The eventful life of a Civil War orphan

Lee Smith's new novel returns to the travails of Reconstruction-era North Carolina.

"I live in a house of ghosts." That's the statement with which the plucky, orphaned heroine of Lee Smith's twelfth novel, On Agate Hill, inaugurates her diary in 1872.

"I don't want to be an angel any more than I want to be a ghost girl," Molly Petree adds in a later entry. "I want to be a real girl and live as hard as I can in this world.... I want to live so hard and love so much I will use myself all the way up like a candle...."

Smith is known and loved for rich storytelling that spans decades and captures the vibrant voices of impoverished but strong women in southern Appalachia. In novels such as "Fair and Tender Ladies" and "Oral History" she reaches deep into a region and a late 19th-century world in which infant mortality was just as common as schooling was spotty.

Her last novel, "The Last Girls" (2002), was something of an exception, a southern "Uncommon Women and Others" or "The Group" about four 1965 graduates of Agnes Scott College who reunite 24 years later to scatter the ashes of their dynamic but troubled ringleader on the Mississippi River in homage to the rafting trip they took after graduation.

Although more contemporary than her best-known work, it too focuses on the often unpredictable and difficult trajectories of women's lives.

While "The Last Girls" interweaves stories of five different women, "On Agate Hill" returns to post-Civil War North Carolina and the life of just one woman, conveyed mainly through diary entries, letters, and legal testimony.

But true to her aspirations, Molly Petree's life goes through so many twists and turns that she can just as well be said to have lived several.
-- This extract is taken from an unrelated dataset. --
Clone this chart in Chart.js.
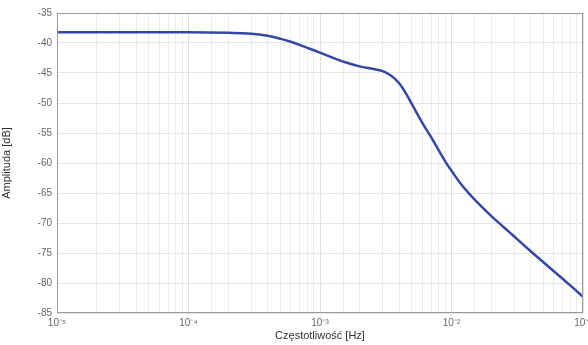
<!DOCTYPE html>
<html>
<head>
<meta charset="utf-8">
<script src="https://cdn.jsdelivr.net/npm/chart.js@4"></script>
<style>
  html, body { margin: 0; padding: 0; background: #fff; }
  #wrap { width: 588px; height: 345px; }
</style>
</head>
<body>
<div id="wrap"><canvas id="ampChart"></canvas></div>
<script>
// frequency [Hz] and amplitude [dB]
const freqs = [1e-5, 3e-5, 1e-4, 2e-4, 3e-4, 4e-4, 5e-4, 6e-4, 8e-4, 1e-3, 1.3e-3, 1.6e-3, 2e-3, 2.5e-3,
               3e-3, 3.5e-3, 4e-3, 4.5e-3, 5e-3, 6e-3, 7e-3, 8e-3, 9e-3, 1e-2, 1.2e-2, 1.5e-2, 2e-2, 2.5e-2,
               3e-2, 4e-2, 5e-2, 6e-2, 7e-2, 8e-2, 1e-1];
const amplitude = [-38.2, -38.2, -38.2, -38.3, -38.45, -38.8, -39.3, -39.8, -40.8, -41.6, -42.6, -43.3, -43.9, -44.3,
                   -44.7, -45.5, -46.7, -48.4, -50.2, -53.3, -55.7, -57.9, -59.8, -61.3, -63.7, -66.1, -68.8, -70.7,
                   -72.25, -74.7, -76.55, -78.05, -79.3, -80.4, -82.3];
const yTicks = [-85, -80, -75, -70, -65, -60, -55, -50, -45, -40, -35];
const decadeLabels = { '-5': '10\u207B\u2075', '-4': '10\u207B\u2074', '-3': '10\u207B\u00B3', '-2': '10\u207B\u00B2', '-1': '10\u207B\u00B9' };

const points = freqs.map((f, i) => ({ x: f, y: amplitude[i] }));

// frame around the plot area
const framePlugin = {
    id: 'frame',
    afterDraw(chart) {
        const { ctx, chartArea: a } = chart;
        ctx.save();
        ctx.strokeStyle = '#9a9a9a';
        ctx.lineWidth = 1;
        ctx.strokeRect(a.left + 0.5, a.top + 0.5, a.right - a.left - 1, a.bottom - a.top - 1);
        ctx.restore();
    }
};

new Chart(document.getElementById('ampChart'), {
    type: 'line',
    data: {
        datasets: [{
            data: points,
            borderColor: '#3448a8',
            borderWidth: 2.5,
            pointRadius: 0,
            fill: false,
            tension: 0.4
        }]
    },
    options: {
        responsive: true,
        maintainAspectRatio: false,
        animation: false,
        layout: { padding: { top: 13, right: 5, left: 0, bottom: 0 } },
        plugins: {
            legend: { display: false },
            tooltip: { enabled: false }
        },
        scales: {
            x: {
                type: 'logarithmic',
                min: 1e-5,
                max: 1e-1,
                border: { display: false },
                grid: {
                    color: (c) => (c.tick && c.tick.major) ? '#e0e0e0' : '#ececec',
                    drawTicks: false
                },
                ticks: {
                    autoSkip: false,
                    maxRotation: 0,
                    padding: 4,
                    color: '#666',
                    font: { family: 'Liberation Sans, Arial', size: 10 },
                    callback: function(value) {
                        const e = Math.log10(value);
                        const r = Math.round(e);
                        if (Math.abs(e - r) < 1e-6 && decadeLabels[r]) return decadeLabels[r];
                        return '';
                    }
                },
                title: {
                    display: true,
                    text: 'Częstotliwość [Hz]',
                    color: '#333',
                    padding: { top: 0, bottom: 2 },
                    font: { family: 'Liberation Sans, Arial', size: 11 }
                },
                afterFit: function(scale) {
                    scale.height = 32;
                    scale.paddingLeft = 0;
                    scale.paddingRight = 0;
                }
            },
            y: {
                min: -85,
                max: -35,
                border: { display: false },
                afterBuildTicks: function(scale) {
                    scale.ticks = yTicks.map(v => ({ value: v }));
                },
                grid: { color: '#e6e6e6', drawTicks: false },
                ticks: {
                    padding: 5,
                    color: '#666',
                    font: { family: 'Liberation Sans, Arial', size: 10 }
                },
                title: {
                    display: true,
                    text: 'Amplituda [dB]',
                    color: '#333',
                    padding: { top: 0, bottom: 8 },
                    font: { family: 'Liberation Sans, Arial', size: 11 }
                },
                afterFit: function(scale) {
                    scale.width = 57;
                    scale.paddingTop = 0;
                    scale.paddingBottom = 0;
                }
            }
        }
    },
    plugins: [framePlugin]
});
</script>
</body>
</html>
Smith, likewise, tries to cram enough material for several novels into this one. Molly's difficult odyssey takes her from a ruined plantation and decimated family in the defeated, wrecked South to a girls' boarding school to mountain life and remote one-room schoolhouses on the Tennessee border.

A tangential sketch hints at the fascinating world of the Confederados, southerners who had nothing more to lose and so sought their fortunes in Brazil.

To frame her saga, Smith resorts to a somewhat strained narrative device that she has used before: a student fulfilling a college assignment – in this case a documentary studies thesis – by considering the material in question.

The Molly Petree memorabilia lands in flaky Tuscany Miller's lap when her estranged, transgender father and his gay lover buy the rundown North Carolina plantation, Agate Hill, and remodel it into a fancy bed-and-breakfast. (Tuscany's father's sex change is one of the more glaring extraneous details in Smith's novel.)

Molly had started her diary on her 13th birthday, enumerating her losses: her parents, a baby brother and sister, and two older brothers killed in the war. Her beloved aunt, who also lost a son at Gettysburg and had another return insane, has recently died in childbirth. Molly's guardian, her desperately bereft uncle, is a sitting duck for his tenant farmer's promiscuous wife, who "wraps her arms around him like a vine. Like poison ivy, is what I think."

Molly is an astute observer, noting, "The things that people really want are the most like to kill them, it seems to me, such as war and babys." It's no wonder she resists marriage, but she's a passionate soul, and ultimately she does succumb to a banjo-strumming fellow free spirit.

Smith captures the hopelessness of reduced circumstances, including frozen wells and food so scarce that hogs are slaughtered and reduced to "everything but the squeal."

When a mysterious benefactor dressed in black (named Simon Black) gallops onto the scene, he swoops Molly off to a boarding school run by a perpetually pregnant, bitter woman who recites Milton while her husband "exercised his Conjugal Rights." The Gatewood Academy section of the novel is, rather heavy-handedly, titled "Paradise Lost."

Simon Black, the Daddy-Long-Legs who makes several shadowy appearances over the decades, is a childhood friend of Molly's mother from the also none-too-subtly named Perdido plantation. The reasons for his interest in Molly's life – not revealed until the end of the novel – turn out to be considerably less compelling than one might imagine.

Smith has a penchant for tying up loose ends, with quick life summaries of even minor characters, including Molly's classmates. Although this has its satisfactions, it makes her ambiguity on several more urgent questions, including the fate of Molly's one true childhood friend and the sequence of events that lands Molly in jail for a time, seem even odder.

Smith is absolutely clear, however, on one thing: the importance of living passionately, with all one's heart – whatever the consequences.

Heller McAlpin is a freelance writer in New York.